The freedom of learning to express with music and to be so supported. There is far deeper meaning and transference than just a baby singing. There is a message about learning, an instrumental or musical vocabulary, about confidence and motivation, and about community.

I am reminded of words and the images they invoke:

We the people

1000 lights

laughter spreads

sing out

We are not without voice, we are not without purpose, people are not without love for one another. For me, part of humanity is celebrating those we spend our time with along the way, in our everyday journeys.

By the third train I saw this sign:

and on the fourth train, when I noticed amazing people I told them so. On the fifth train were two beautiful women.
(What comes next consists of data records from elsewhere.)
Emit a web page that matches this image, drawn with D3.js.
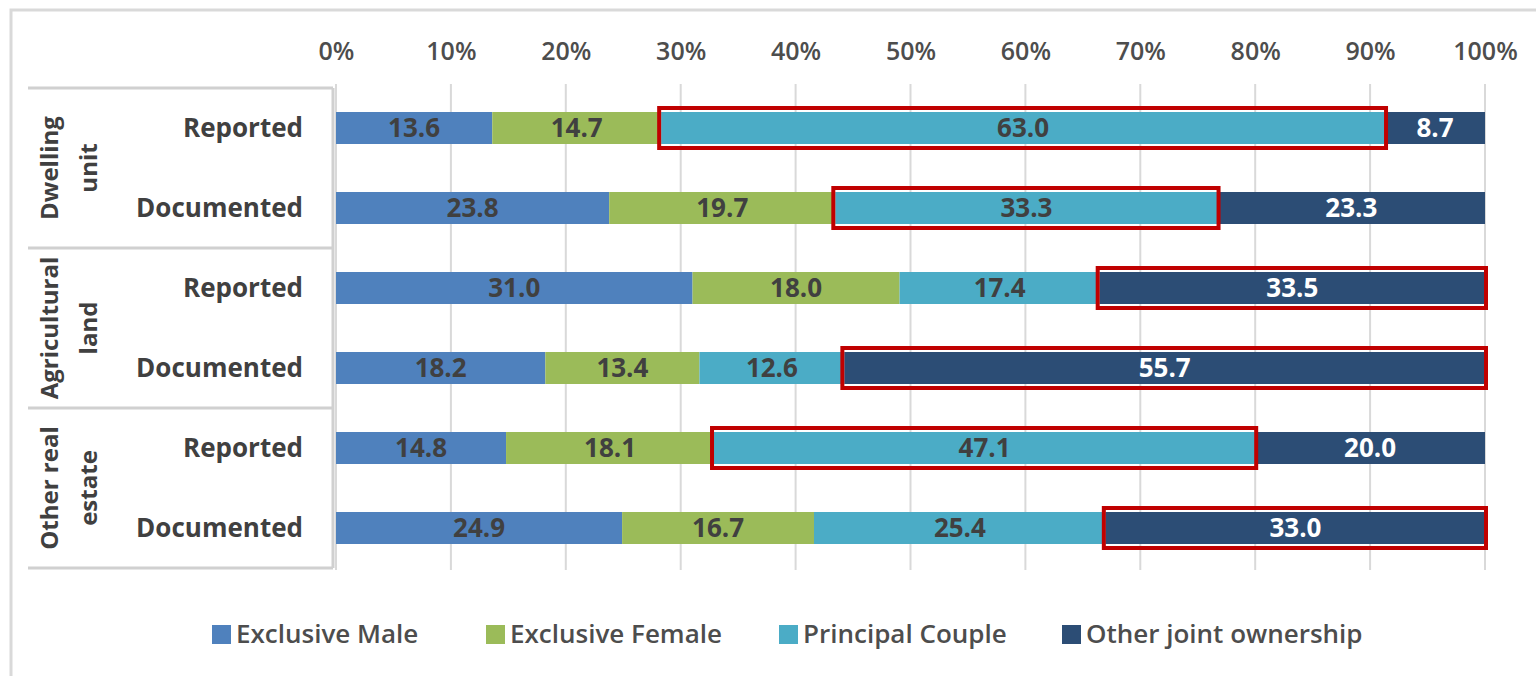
<!DOCTYPE html>
<html>
<head>
<meta charset="utf-8">
<script src="https://cdn.jsdelivr.net/npm/d3@7"></script>
<style>
  body { margin: 0; background: #fff; }
  svg { display: block; }
</style>
</head>
<body>
<div id="chart"></div>
<script>
// data
const groups = ["Dwelling unit", "Agricultural land", "Other real estate"];
const groupLines = [["Dwelling", "unit"], ["Agricultural", "land"], ["Other real", "estate"]];
const rowTypes = ["Reported", "Documented"];
const seriesNames = ["Exclusive Male", "Exclusive Female", "Principal Couple", "Other joint ownership"];
const exclusiveMale   = [13.6, 23.8, 31.0, 18.2, 14.8, 24.9];
const exclusiveFemale = [14.7, 19.7, 18.0, 13.4, 18.1, 16.7];
const principalCouple = [63.0, 33.3, 17.4, 12.6, 47.1, 25.4];
const otherJoint      = [8.7, 23.3, 33.5, 55.7, 20.0, 33.0];
const tickLabels = ["0%", "10%", "20%", "30%", "40%", "50%", "60%", "70%", "80%", "90%", "100%"];
// highlighted segments: [row index, series index]
const highlights = [[0, 2], [1, 2], [2, 3], [3, 3], [4, 2], [5, 3]];

const colors = ["#4f81bd", "#9bbb59", "#4bacc6", "#2c4d75"];
const textDark = "#404040";

const W = 1536, H = 676;
const svg = d3.select("#chart").append("svg").attr("width", W).attr("height", H);

const rows = [];
groups.forEach((g, gi) => rowTypes.forEach((t, ti) => {
  const i = gi * 2 + ti;
  rows.push({ id: i, group: g, type: t,
    "Exclusive Male": exclusiveMale[i], "Exclusive Female": exclusiveFemale[i],
    "Principal Couple": principalCouple[i], "Other joint ownership": otherJoint[i] });
}));

const x = d3.scaleLinear().domain([0, 1]).range([336, 1485]);
const y = d3.scaleBand().domain(rows.map(d => d.id)).range([88, 568]).paddingInner(0.6).paddingOuter(0.3);
const step = y.step();

const stacked = d3.stack().keys(seriesNames).offset(d3.stackOffsetExpand)(rows);

// outer frame
svg.append("path").attr("d", `M11,${H} V10 H${W}`)
  .attr("fill", "none").attr("stroke", "#d9d9d9").attr("stroke-width", 3);

// gridlines
svg.append("g").selectAll("line").data(d3.range(0, 1.0001, 0.1)).enter().append("line")
  .attr("x1", d => x(d)).attr("x2", d => x(d))
  .attr("y1", 84).attr("y2", 570)
  .attr("stroke", "#d9d9d9").attr("stroke-width", 2);

// top axis labels
const xAxis = d3.axisTop(x).tickValues(d3.range(0, 1.0001, 0.1))
  .tickFormat((d, i) => tickLabels[i]).tickSize(0).tickPadding(0);
const ax = svg.append("g").attr("transform", "translate(0,60)").call(xAxis);
ax.select(".domain").remove();
ax.selectAll("text").attr("font-family", "'Open Sans', sans-serif").attr("font-size", 25)
  .attr("fill", "#4d4d4d").attr("font-weight", 600);

// left table lines
const tableTop = y.range()[0], tableBottom = y.range()[1];
const tl = svg.append("g").attr("stroke", "#d0d0d0").attr("stroke-width", 3);
d3.range(groups.length + 1).forEach(k => {
  const yy = tableTop + k * step * 2;
  tl.append("line").attr("x1", 28).attr("x2", 333).attr("y1", yy).attr("y2", yy);
});
tl.append("line").attr("x1", 333).attr("x2", 333).attr("y1", tableTop).attr("y2", tableBottom);

// group labels (rotated)
groups.forEach((g, gi) => {
  const cy = tableTop + (gi * 2 + 1) * step;
  const t = svg.append("text")
    .attr("transform", `translate(69,${cy}) rotate(-90)`)
    .attr("text-anchor", "middle")
    .attr("font-family", "'Open Sans', sans-serif").attr("font-weight", 700)
    .attr("font-size", 24).attr("fill", textDark);
  groupLines[gi].forEach((ln, li) => {
    t.append("tspan").attr("x", 0).attr("dy", li === 0 ? "-0.45em" : "1.6em").text(ln);
  });
});

// row labels
svg.append("g").selectAll("text").data(rows).enter().append("text")
  .attr("x", 303).attr("y", d => y(d.id) + y.bandwidth() / 2)
  .attr("dy", "0.35em").attr("text-anchor", "end")
  .attr("font-family", "'Open Sans', sans-serif").attr("font-weight", 700)
  .attr("font-size", 26).attr("fill", textDark)
  .text(d => d.type);

// bars
const layer = svg.append("g").selectAll("g").data(stacked).enter().append("g")
  .attr("fill", (d, i) => colors[i]);
layer.selectAll("rect").data(d => d).enter().append("rect")
  .attr("x", d => x(d[0])).attr("width", d => x(d[1]) - x(d[0]))
  .attr("y", d => y(d.data.id)).attr("height", y.bandwidth());

// value labels
layer.each(function (s, si) {
  d3.select(this).selectAll("text").data(s).enter().append("text")
    .attr("x", d => (x(d[0]) + x(d[1])) / 2)
    .attr("y", d => y(d.data.id) + y.bandwidth() / 2)
    .attr("dy", "0.36em").attr("text-anchor", "middle")
    .attr("font-family", "'Open Sans', sans-serif").attr("font-weight", 700)
    .attr("font-size", 26)
    .attr("fill", si === 3 ? "#ffffff" : textDark)
    .text(d => d.data[s.key].toFixed(1));
});

// red highlight boxes
svg.append("g").selectAll("rect").data(highlights).enter().append("rect")
  .attr("x", d => x(stacked[d[1]][d[0]][0]) - 2)
  .attr("width", d => x(stacked[d[1]][d[0]][1]) - x(stacked[d[1]][d[0]][0]) + 3)
  .attr("y", d => y(d[0]) - 4)
  .attr("height", y.bandwidth() + 8)
  .attr("fill", "none").attr("stroke", "#c00000").attr("stroke-width", 4);

// legend
const legendX = [212, 486, 779, 1062];
const lg = svg.append("g").selectAll("g").data(seriesNames).enter().append("g")
  .attr("transform", (d, i) => `translate(${legendX[i]},634)`);
lg.append("rect").attr("x", 0).attr("y", -9).attr("width", 19).attr("height", 19)
  .attr("fill", (d, i) => colors[i]);
lg.append("text").attr("x", 24).attr("dy", "0.35em")
  .attr("font-family", "'Open Sans', sans-serif").attr("font-size", 26)
  .attr("font-weight", 600).attr("fill", "#4d4d4d")
  .text(d => d);
</script>
</body>
</html>
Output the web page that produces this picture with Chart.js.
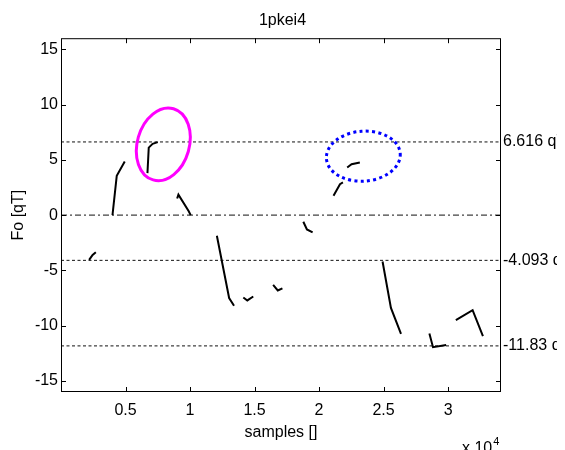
<!DOCTYPE html>
<html>
<head>
<meta charset="utf-8">
<script src="https://cdn.jsdelivr.net/npm/chart.js@4.4.1/dist/chart.umd.min.js"></script>
<style>
  html, body { margin: 0; padding: 0; background: #fff; }
  #chart { display: block; }
</style>
</head>
<body>
<canvas id="chart" width="565" height="450"></canvas>
<script>
// tick values
var xTicks = [5000, 10000, 15000, 20000, 25000, 30000];
var yTicks = [-15, -10, -5, 0, 5, 10, 15];

// threshold levels shown on the right, plus the zero line
var levelValues = [6.616, -4.093, -11.83];
var zeroLevel = 0;

// Fo trace pieces (samples, qT)
var segX = [
    [2180, 2450, 2700],
    [3990, 4320, 4940],
    [6700, 6800, 7100, 7500],
    [9000, 9100, 9900, 10050],
    [12080, 13030, 13410],
    [14130, 14440, 14900],
    [16440, 16800, 17160],
    [18780, 19060, 19500],
    [21120, 21620, 21850],
    [22180, 22520, 23160],
    [24920, 25570, 26350],
    [28550, 28830, 29850],
    [30600, 31900, 32700]
];
var segY = [
    [-4.05, -3.6, -3.35],
    [0, 3.55, 4.85],
    [3.8, 6.1, 6.45, 6.6],
    [1.5, 1.85, 0.35, 0],
    [-1.87, -7.5, -8.2],
    [-7.45, -7.72, -7.36],
    [-6.32, -6.82, -6.62],
    [-0.6, -1.3, -1.57],
    [1.75, 2.8, 2.95],
    [4.3, 4.6, 4.76],
    [-4.2, -8.4, -10.75],
    [-10.7, -11.95, -11.75],
    [-9.5, -8.6, -10.95]
];

var xMin = 0, xMax = 34100;
var yMin = -16, yMax = 16;

// hand-drawn marks on the scan (centre in data units)
var marks = [
    {x: 7930, y: 6.4, rx: 26, ry: 37, rot: 16, color: '#ff00ff', dash: []},
    {x: 23430, y: 5.33, rx: 37, ry: 25, rot: -4, color: '#0000ff', dash: [3, 3.3]}
];

var FONT = "'Liberation Sans', Arial, Helvetica, sans-serif";

var datasets = [];
for (var i = 0; i < segX.length; i++) {
    datasets.push({
        data: segX[i].map(function (x, j) { return {x: x, y: segY[i][j]}; }),
        borderColor: '#000',
        borderWidth: 2,
        pointRadius: 0,
        tension: 0,
        fill: false
    });
}
levelValues.forEach(function (v) {
    datasets.push({
        data: [{x: xMin, y: v}, {x: xMax, y: v}],
        borderColor: '#111',
        borderWidth: 1,
        borderDash: [3, 2.5],
        pointRadius: 0
    });
});
datasets.push({
    data: [{x: xMin, y: zeroLevel}, {x: xMax, y: zeroLevel}],
    borderColor: '#111',
    borderWidth: 1,
    borderDash: [6, 3, 2, 3],
    pointRadius: 0
});

// box, inward ticks, ellipses, exponent label
var framePlugin = {
    id: 'frame',
    afterDraw: function (chart) {
        var ctx = chart.ctx;
        var a = chart.chartArea;
        var xs = chart.scales.x, ys = chart.scales.y;
        ctx.save();
        // the scan is cropped just past the right-hand labels
        ctx.fillStyle = '#fff';
        ctx.fillRect(557, 0, chart.width - 557, chart.height);

        ctx.strokeStyle = '#000';
        ctx.lineWidth = 1;
        ctx.setLineDash([]);
        ctx.strokeRect(a.left + 0.5, a.top + 0.5, a.right - a.left - 1, a.bottom - a.top - 1);
        ctx.beginPath();
        xTicks.forEach(function (v) {
            var px = Math.round(xs.getPixelForValue(v)) + 0.5;
            ctx.moveTo(px, a.bottom); ctx.lineTo(px, a.bottom - 5);
            ctx.moveTo(px, a.top); ctx.lineTo(px, a.top + 5);
        });
        yTicks.forEach(function (v) {
            var py = Math.round(ys.getPixelForValue(v)) + 0.5;
            ctx.moveTo(a.left, py); ctx.lineTo(a.left + 5, py);
            ctx.moveTo(a.right, py); ctx.lineTo(a.right - 5, py);
        });
        ctx.stroke();

        marks.forEach(function (m) {
            ctx.beginPath();
            ctx.ellipse(xs.getPixelForValue(m.x), ys.getPixelForValue(m.y), m.rx, m.ry,
                m.rot * Math.PI / 180, 0, Math.PI * 2);
            ctx.strokeStyle = m.color;
            ctx.lineWidth = 3;
            ctx.setLineDash(m.dash);
            ctx.stroke();
        });

        ctx.setLineDash([]);
        ctx.fillStyle = '#000';
        ctx.textBaseline = 'alphabetic';
        ctx.textAlign = 'left';
        ctx.font = '16px ' + FONT;
        var bx = a.right - 39;
        ctx.fillText('x 10', bx, 453);
        var w = ctx.measureText('x 10').width;
        ctx.font = '11px ' + FONT;
        ctx.fillText('4', bx + w + 1, 445);
        ctx.restore();
    }
};

var ctx = document.getElementById('chart').getContext('2d');
var chart = new Chart(ctx, {
    type: 'line',
    data: {datasets: datasets},
    options: {
        responsive: false,
        animation: false,
        layout: {padding: 0},
        plugins: {
            legend: {display: false},
            tooltip: {enabled: false},
            title: {
                display: true,
                text: '1pkei4',
                color: '#000',
                font: {family: FONT, size: 16, weight: 'normal'},
                padding: {top: 11, bottom: 8}
            }
        },
        scales: {
            x: {
                type: 'linear',
                min: xMin,
                max: xMax,
                afterBuildTicks: function (s) { s.ticks = xTicks.map(function (v) { return {value: v}; }); },
                afterFit: function (s) { s.height = 58; },
                grid: {display: false, drawTicks: false},
                border: {display: false},
                ticks: {
                    color: '#000',
                    padding: 9,
                    maxRotation: 0,
                    font: {family: FONT, size: 16},
                    callback: function (v) { return String(v / 10000); }
                },
                title: {
                    display: true,
                    text: 'samples []',
                    color: '#000',
                    font: {family: FONT, size: 16},
                    padding: {top: 0, bottom: 8}
                }
            },
            y: {
                position: 'left',
                min: yMin,
                max: yMax,
                afterBuildTicks: function (s) { s.ticks = yTicks.map(function (v) { return {value: v}; }); },
                afterFit: function (s) { s.width = 61; },
                grid: {display: false, drawTicks: false},
                border: {display: false},
                ticks: {color: '#000', padding: 3, font: {family: FONT, size: 16}},
                title: {
                    display: true,
                    text: 'Fo [qT]',
                    color: '#000',
                    font: {family: FONT, size: 16},
                    padding: {top: 9, bottom: 0}
                }
            },
            y2: {
                position: 'right',
                min: yMin,
                max: yMax,
                afterBuildTicks: function (s) { s.ticks = levelValues.map(function (v) { return {value: v}; }); },
                afterFit: function (s) { s.width = 64; },
                grid: {display: false, drawTicks: false},
                border: {display: false},
                ticks: {
                    color: '#000',
                    padding: 2,
                    font: {family: FONT, size: 16},
                    callback: function (v) { return v + ' qT'; }
                }
            }
        }
    },
    plugins: [framePlugin]
});
</script>
</body>
</html>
I told them so. When they got off two stops later, they were smiling and laughing and they thanked me again and wished me well. None of the other passengers had spoken, except to check directions with whoever they were already with. On the sixth train I smiled at the baby across the way. He waved back. The man opposite sighed loudly and took two headache pills. The baby and I smiled. The baby gave everyone smiles even though few smiled back.

Be the one who takes the risk to smile back.